Damit ist die Frage nach Verbrechen oder erneuten Lebensraumplänen im Rahmen dieses Präventivkriegs nicht automatisch mitbeantwortet, auch dieser Punkt wird häufig durcheinandergeworfen und trägt zur allgemeinen Polemik bei. Zweifellos zielte der deutsche Angriff auf die Zerschlagung des sowjetischen Staatsverbands und auf die Etablierung eines deutsch kontrollierten Vorfelds in Osteuropa, das den „Kern“ gegen weitere Bedrohungen von dort schützen sollte, wie Hitler sich ausdrückte. Wie gesagt, werden die Zusammenhänge von Kriegsführung und politisch-ethnischer Verfolgung auch weiterhin zu den vieldiskutierten Themen der Zeitgeschichte gehören, selbst wenn das Unternehmen Barbarossa allgemein als Präventivkrieg aufgefaßt werden sollte.“
Veröffentlichungen (Auszug)
2022: Der deutsche Donner. Deutschlands Kampf mit sich und der Welt – 1796 bis 1946
2013: Ribbentrop. Oder: Die Verlockung des nationalen Aufbruchs. Eine politische Biographie
2012: Transatlantische Wechselwirkungen. Der Elitenwechsel in Deutschland nach 1945
2011: Präventivkrieg Barbarossa. Fragen, Antworten, Fakten
2008: Revisionismus und Demokratie
Wikipedia-Korrektur
Per Kontaktschuld wird Stefan Scheil auf Wikipedia in die Nähe der Waffen-SS gerückt.
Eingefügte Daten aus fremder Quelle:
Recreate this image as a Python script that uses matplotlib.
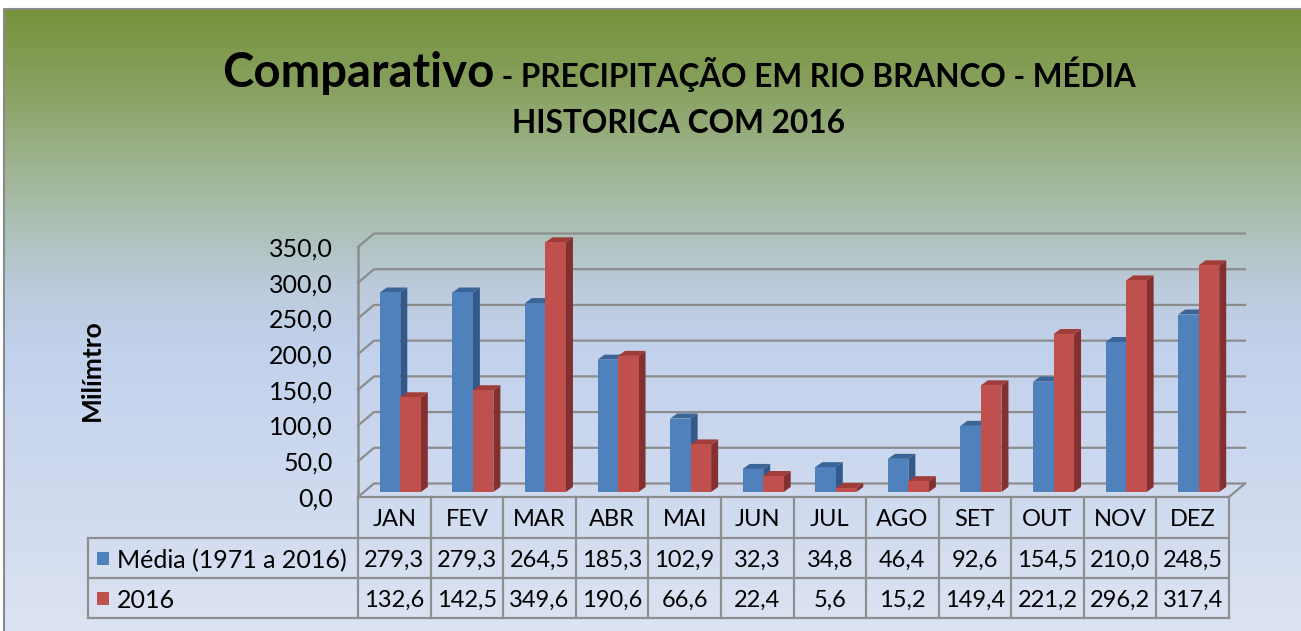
import matplotlib.pyplot as plt
import numpy as np
from matplotlib.patches import Polygon, Rectangle
from matplotlib.colors import LinearSegmentedColormap
from matplotlib.transforms import blended_transform_factory

plt.rcParams['font.family'] = ['Lato', 'DejaVu Sans']

# data
months = ['JAN', 'FEV', 'MAR', 'ABR', 'MAI', 'JUN', 'JUL', 'AGO', 'SET', 'OUT', 'NOV', 'DEZ']
media = [279.3, 279.3, 264.5, 185.3, 102.9, 32.3, 34.8, 46.4, 92.6, 154.5, 210.0, 248.5]
ano_2016 = [132.6, 142.5, 349.6, 190.6, 66.6, 22.4, 5.6, 15.2, 149.4, 221.2, 296.2, 317.4]
series_names = ['Média (1971 a 2016)', '2016']
yticks = [0, 50, 100, 150, 200, 250, 300, 350]

W, H = 1301, 631
fig = plt.figure(figsize=(W / 100, H / 100), dpi=100)

# background gradient
bg = fig.add_axes([0, 0, 1, 1])
bg.set_xlim(0, W)
bg.set_ylim(H, 0)
bg.axis('off')
cmap = LinearSegmentedColormap.from_list('bg', [
    (0.0, '#77933c'), (0.12, '#88a05e'), (0.28, '#a3b89c'),
    (0.45, '#bccbdc'), (0.55, '#c2d1ec'), (1.0, '#dce3f2')])
grad = np.linspace(0, 1, 256).reshape(-1, 1)
bg.imshow(grad, cmap=cmap, aspect='auto', extent=(4, W, H, 9), zorder=0)
bg.plot([4, 4, W], [H, 9, 9], color='#8a8a8a', lw=1.5, zorder=1)

# main axes = front plane of the 3D box
x0, x1, yb, yt = 358, 1229, 497, 247
ax = fig.add_axes([x0 / W, 1 - yb / H, (x1 - x0) / W, (yb - yt) / H])
ax.set_xlim(-0.5, 11.5)
ax.set_ylim(0, 350)
ax.patch.set_alpha(0)
for s in ax.spines.values():
    s.set_visible(False)
ax.set_xticks([])
ax.set_yticks(yticks)
ax.set_yticklabels([f'{v:.1f}'.replace('.', ',') for v in yticks], fontsize=18)
ax.tick_params(axis='y', length=0, pad=18)

px_x = 11.5 - (-0.5)
ux = px_x / (x1 - x0)      # data units per pixel in x
uy = 350 / (yb - yt)       # data units per pixel in y

grid_c = '#8c8c8c'
dxb, dyb = 16 * ux, 13.5 * uy
for v in yticks:
    ax.plot([-0.5, -0.5 + dxb, 11.5 + dxb], [v, v + dyb, v + dyb],
            color=grid_c, lw=1.6, clip_on=False, zorder=1)
ax.plot([-0.5, -0.5], [0, 350], color=grid_c, lw=1.8, clip_on=False, zorder=1)
ax.plot([-0.5, 11.5, 11.5 + dxb], [0, 0, dyb], color=grid_c, lw=1.6, clip_on=False, zorder=1)

# 3D bars
ox, oy = 6 * ux, 5 * uy        # depth position of bars
sx, sy = 7 * ux, 5 * uy        # bar depth
bw = 20.5 * ux
colors = [('#4f81bd', '#3a6596', '#33598a'), ('#c0504d', '#a03d3a', '#823130')]
x = np.arange(len(months))
for k, vals in enumerate([media, ano_2016]):
    front, top, side = colors[k]
    for i, v in enumerate(vals):
        l = x[i] + ox - bw + k * bw
        r = l + bw
        b = oy
        t = oy + v
        z = 3 + i * 2 + k
        ax.add_patch(Polygon([(r, b), (r, t), (r + sx, t + sy), (r + sx, b + sy)],
                             closed=True, fc=side, ec='none', clip_on=False, zorder=z))
        ax.add_patch(Polygon([(l, t), (r, t), (r + sx, t + sy), (l + sx, t + sy)],
                             closed=True, fc=top, ec='none', clip_on=False, zorder=z))
        ax.add_patch(Rectangle((l, b), bw, v, fc=front, ec='none', clip_on=False, zorder=z))

# axis label
fig.text(92 / W, 1 - 370 / H, 'Milímtro', rotation=90, fontsize=19, fontweight='bold',
         ha='center', va='center')

# data table
tr = blended_transform_factory(ax.transData, ax.transAxes)
rows = [0, -41 / 250, -81 / 250, -121 / 250]
xl = -0.5 - (358 - 88) * ux
tc = '#8f8f8f'
for yy in rows[1:]:
    ax.plot([xl, 11.5], [yy, yy], color=tc, lw=1.6, transform=tr, clip_on=False)
ax.plot([xl, xl], [rows[1], rows[3]], color=tc, lw=1.6, transform=tr, clip_on=False)
for j in range(13):
    ax.plot([j - 0.5, j - 0.5], [rows[0], rows[3]], color=tc, lw=1.6, transform=tr, clip_on=False)
for i, m in enumerate(months):
    ax.text(i, (rows[0] + rows[1]) / 2 - 0.01, m, transform=tr, ha='center', va='center', fontsize=17)
    ax.text(i, (rows[1] + rows[2]) / 2 - 0.01, f'{media[i]:.1f}'.replace('.', ','),
            transform=tr, ha='center', va='center', fontsize=17)
    ax.text(i, (rows[2] + rows[3]) / 2 - 0.01, f'{ano_2016[i]:.1f}'.replace('.', ','),
            transform=tr, ha='center', va='center', fontsize=17)
for k, name in enumerate(series_names):
    yc = (rows[1 + k] + rows[2 + k]) / 2
    ax.add_patch(Rectangle((xl + 9 * ux, yc - 6.5 / 250), 12 * ux, 13 / 250, fc=colors[k][0],
                           ec='none', transform=tr, clip_on=False))
    ax.text(xl + 29 * ux, yc - 0.01, name, transform=tr, ha='left', va='center', fontsize=18)

# title (two sizes on first line)
t1 = fig.text(0, 1 - 87 / H, 'Comparativo', fontsize=34, fontweight='bold', va='baseline')
t2 = fig.text(0, 1 - 87 / H, ' - PRECIPITAÇÃO EM RIO BRANCO - MÉDIA', fontsize=22.7,
              fontweight='bold', va='baseline')
fig.text(679 / W, 1 - 133 / H, 'HISTORICA COM 2016', fontsize=22.8, fontweight='bold',
         ha='center', va='baseline')
r = fig.canvas.get_renderer()
w1 = t1.get_window_extent(r).width
w2 = t2.get_window_extent(r).width
start = 679 - (w1 + w2) / 2
t1.set_x(start / W)
t2.set_x((start + w1) / W)

fig.savefig('out.png', dpi=100)
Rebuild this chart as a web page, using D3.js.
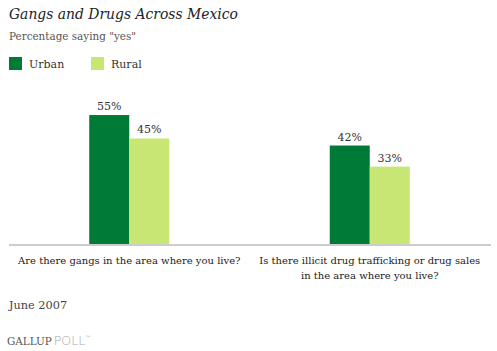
<!DOCTYPE html>
<html>
<head>
<meta charset="utf-8">
<script src="https://cdn.jsdelivr.net/npm/d3@7"></script>
<style>
  html, body { margin: 0; padding: 0; background: #fff; }
  text { font-family: "DejaVu Serif", serif; fill: #333; }
</style>
</head>
<body>
<svg id="chart" width="497" height="351"></svg>
<script>
const categories = [
  ["Are there gangs in the area where you live?"],
  ["Is there illicit drug trafficking or drug sales", "in the area where you live?"]
];
const seriesNames = ["Urban", "Rural"];
const urbanValues = [55, 42];
const ruralValues = [45, 33];
const colors = ["#007a37", "#c8e673"];

const svg = d3.select("#chart");
const left = 9, right = 490, baseline = 244;

const x0 = d3.scaleBand().domain(d3.range(categories.length)).range([left, right]).padding(0);
const x1 = d3.scaleBand().domain(seriesNames).range([0, 80]);
const y = d3.scaleLinear().domain([0, 100]).range([baseline, baseline - 234.5]);

// Title etc.
svg.append("text").attr("x", 9).attr("y", 19)
  .style("font-style", "italic").style("font-size", "13.9px").style("fill", "#222")
  .text("Gangs and Drugs Across Mexico");
svg.append("text").attr("x", 9).attr("y", 40)
  .style("font-size", "10.4px").style("fill", "#555")
  .text('Percentage saying "yes"');

// Legend
const legendX = [9, 91];
seriesNames.forEach((s, i) => {
  svg.append("rect").attr("x", legendX[i]).attr("y", 57).attr("width", 13).attr("height", 13).attr("fill", colors[i]);
  svg.append("text").attr("x", legendX[i] + 20).attr("y", 68)
    .style("font-size", "11px").style("fill", "#333").text(s);
});

const data = categories.map((c, i) => ({ cat: c, vals: [urbanValues[i], ruralValues[i]] }));

const g = svg.selectAll("g.group").data(data).enter().append("g")
  .attr("class", "group")
  .attr("transform", (d, i) => `translate(${x0(i) + x0.bandwidth() / 2 - 40},0)`);

g.selectAll("rect").data(d => d.vals.map((v, j) => ({ v, s: seriesNames[j], j })))
  .enter().append("rect")
  .attr("x", d => x1(d.s))
  .attr("width", x1.bandwidth())
  .attr("y", d => y(d.v))
  .attr("height", d => baseline - y(d.v))
  .attr("fill", d => colors[d.j]);

g.selectAll("text.val").data(d => d.vals.map((v, j) => ({ v, s: seriesNames[j] })))
  .enter().append("text").attr("class", "val")
  .attr("x", d => x1(d.s) + x1.bandwidth() / 2)
  .attr("y", d => y(d.v) - 5)
  .attr("text-anchor", "middle")
  .style("font-size", "11px").style("fill", "#333")
  .text(d => d.v + "%");

// axis line
svg.append("line").attr("x1", left).attr("x2", right + 1).attr("y1", 245).attr("y2", 245)
  .attr("stroke", "#cccccc").attr("stroke-width", 2);

// category labels
g.each(function(d) {
  const t = d3.select(this).append("text").attr("text-anchor", "middle")
    .style("font-size", "10px").style("fill", "#222");
  d.cat.forEach((line, k) => {
    t.append("tspan").attr("x", 40).attr("y", 264 + k * 15).text(line);
  });
});

svg.append("text").attr("x", 9).attr("y", 309)
  .style("font-size", "11.3px").style("fill", "#444").text("June 2007");

const gl = svg.append("text").attr("x", 7).attr("y", 345);
gl.append("tspan").style("fill", "#555").style("font-size", "10.4px").style("font-family", "'DejaVu Serif', serif").text("GALLUP");
gl.append("tspan").attr("dx", 2).style("fill", "#a8a8a8").style("font-size", "12.5px").style("font-family", "'DejaVu Sans', sans-serif").style("font-weight", "300").text("POLL");
gl.append("tspan").attr("dy", -5).style("fill", "#a8a8a8").style("font-size", "6px").style("font-family", "'DejaVu Sans', sans-serif").text("\u2122");
</script>
</body>
</html>
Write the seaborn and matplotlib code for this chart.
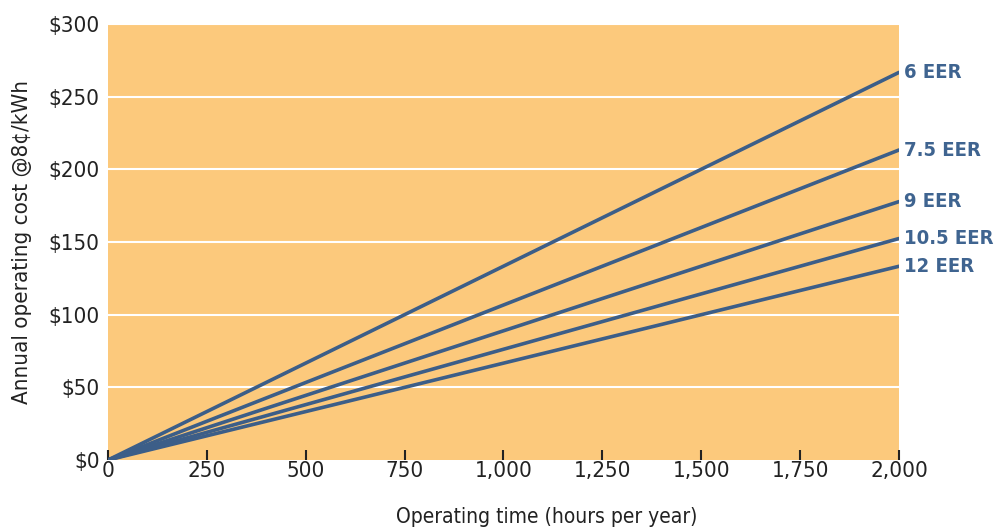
import matplotlib
matplotlib.use("Agg")
import matplotlib.pyplot as plt
import seaborn as sns
import pandas as pd

hours = [0, 2000]
series = ["6 EER", "7.5 EER", "9 EER", "10.5 EER", "12 EER"]
costs = {
    "6 EER": [0, 266.7],
    "7.5 EER": [0, 213.3],
    "9 EER": [0, 177.8],
    "10.5 EER": [0, 152.4],
    "12 EER": [0, 133.3],
}
xticks = [0, 250, 500, 750, 1000, 1250, 1500, 1750, 2000]
yticks = [0, 50, 100, 150, 200, 250, 300]

rows = []
for s in series:
    for h, c in zip(hours, costs[s]):
        rows.append({"hours": h, "cost": c, "series": s})
df = pd.DataFrame(rows)

sns.set_theme(style="white")
plt.rcParams["font.family"] = ["DejaVu Sans"]
plt.rcParams["font.stretch"] = "condensed"

fig = plt.figure(figsize=(9.95, 5.32), dpi=100)
ax = fig.add_axes([0.1085, 0.1353, 0.795, 0.8196])
ax.set_facecolor("#FCC97C")

line_color = "#3C5E88"
sns.lineplot(data=df, x="hours", y="cost", hue="series", palette=[line_color] * len(series),
             linewidth=2.6, legend=False, ax=ax)

ax.set_xlim(0, 2000)
ax.set_ylim(0, 300)
ax.set_yticks(yticks)
ax.set_xticks(xticks)
ax.set_yticklabels([f"${v}" for v in yticks])
ax.set_xticklabels([f"{v:,}" for v in xticks])
for g in yticks[1:]:
    ax.axhline(g, color="white", linewidth=1.5, zorder=1)
for sp in ax.spines.values():
    sp.set_visible(False)
ax.tick_params(axis="x", direction="in", length=7, width=1.5, color="#222222",
               labelsize=16, pad=1, bottom=True)
ax.tick_params(axis="y", length=0, labelsize=16, pad=6, left=False)
for lab in ax.get_xticklabels() + ax.get_yticklabels():
    lab.set_color("#222222")

ax.set_xlabel("Operating time (hours per year)", fontsize=15, color="#222222")
ax.xaxis.set_label_coords(0.555, -0.108)
ax.set_ylabel("Annual operating cost @8¢/kWh", fontsize=16, color="#222222", labelpad=12)

for s in series:
    ax.text(2000 + 12, costs[s][-1], s, fontsize=14.5, fontweight="bold", color="#3F6490",
            va="center", ha="left", clip_on=False)

fig.savefig("out.png", dpi=100)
Statt aus seinen Büchern zu zitieren und somit hauptsächlich Primärquellen zu nutzen, bedient sich Wikipedia einseitig bei seinen Kritikern aus Deutschland. Historiker aus dem Ausland, wie der zitierte Richard Overy, die seine Thesen unterstützen, kommen indes auf Wikipedia nicht zu Wort. Als Beleg für Zustimmung von „rechtsextremen Autoren“ dient allen Ernstes die Verleihung des Gerhard-Löwenthal-Preises.